Real-Time Operating Systems
A real-time operating system (RTOS) provides preemptive multitasking and scheduler to manage multiple threads. This can simplify complex applications.
Common examples include FreeRTOS, ThreadX, Micrium uC/OS and TI-RTOS. RTOSes require understanding scheduling, mutexes, inter-thread communication, etc.
Protocol Stacks
Networking stacks implement standard communication protocols. For example, lwIP implements TCP/IP on embedded devices. Other common protocol suites include USB and Bluetooth.
Reusing proven protocol implementations reduces design time and results in more robust communication code.
Embedded Filesystems
Embedded filesystem libraries like FatFs and LittleFS provide filesystem access and file management optimized for small MCUs. This can eliminate writing raw flash drivers.

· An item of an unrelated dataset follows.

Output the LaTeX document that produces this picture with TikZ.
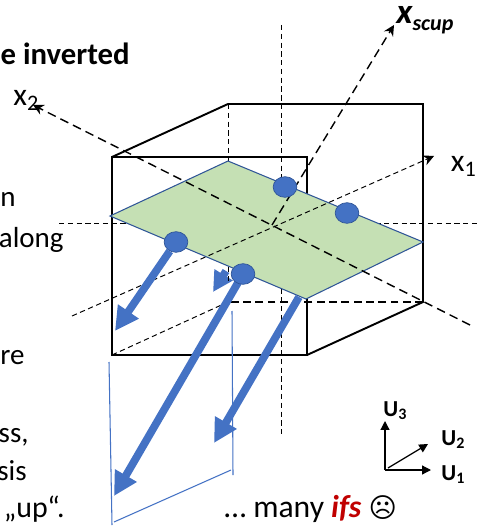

Filesystems help organize changing data like logs, configuration, sensor measurements, etc. But they require careful design for robustness and efficiency.
Reusing Proven Code
Leveraging proven open source projects can accelerate development and improve software quality:
- Bootstrap validation – Don’t write low level drivers unless absolutely necessary
- Prioritize reuse over reinvention – Use established high quality software when feasible
- Thoroughly vet code – Review licensing, compatibility, maintenance
- Copy intelligently – Don’t blindly reuse without proper encapsulation
Evaluating project maturity and compatibility with design constraints is important when reusing open source code. Combining pieces into a coherent architecture is also key.
Library Management
Efficiently integrating reusable components requires managing third party libraries:
- Use package managers – Simplify adding, removing, and updating libs
- Namespace conflicts – Isolate to prevent collisions
- Licensing – Understand and comply with open source licenses
- Security – Monitor for vulnerabilities
- Legacy code – Cleanup and remove unused, outdated libraries
Good library hygiene prevents subtle issues caused by neglecting dependencies over time. Periodic audits help identify problem areas like licensing conflicts or vulnerable components.
Continuous Integration
Automating build verification through continuous integration helps catch issues early:
- Fast feedback loops – Detect problems at commit/merge time
- Regression testing – Automatically re-run tests
- Enforce policies – Coding standards, license compliance, etc
- Easy developer workflow – Commit often without worrying about breakage
CI improves software quality and collaboration across a team. But requires investment in build infrastructure and test practices.
Potential Issues
While powerful, cross-compiling comes with some pitfalls to be aware of:
- Subtle bugs – Behavior differences between build and target environments
- Limited testing – Cannot fully test on host machine
- Toolchain differences – Compiler, linker, libraries must match target
- Endianness – Mixing big and little endian code
- Timing – Race conditions and threading bugs may not manifest on host
Careful test design and defensive programming techniques help surface issues early before they make it to production.
Conclusion
Cross-compiling enables streamlined embedded development workflows by leveraging fast x86 host machines. But it requires adapting existing skills and gaining new expertise working across architectures.
With attention to choosing the right tools, configuring the build environment, designing portable code, and rigorous testing, cross-compiling facilitates robust and efficient embedded development.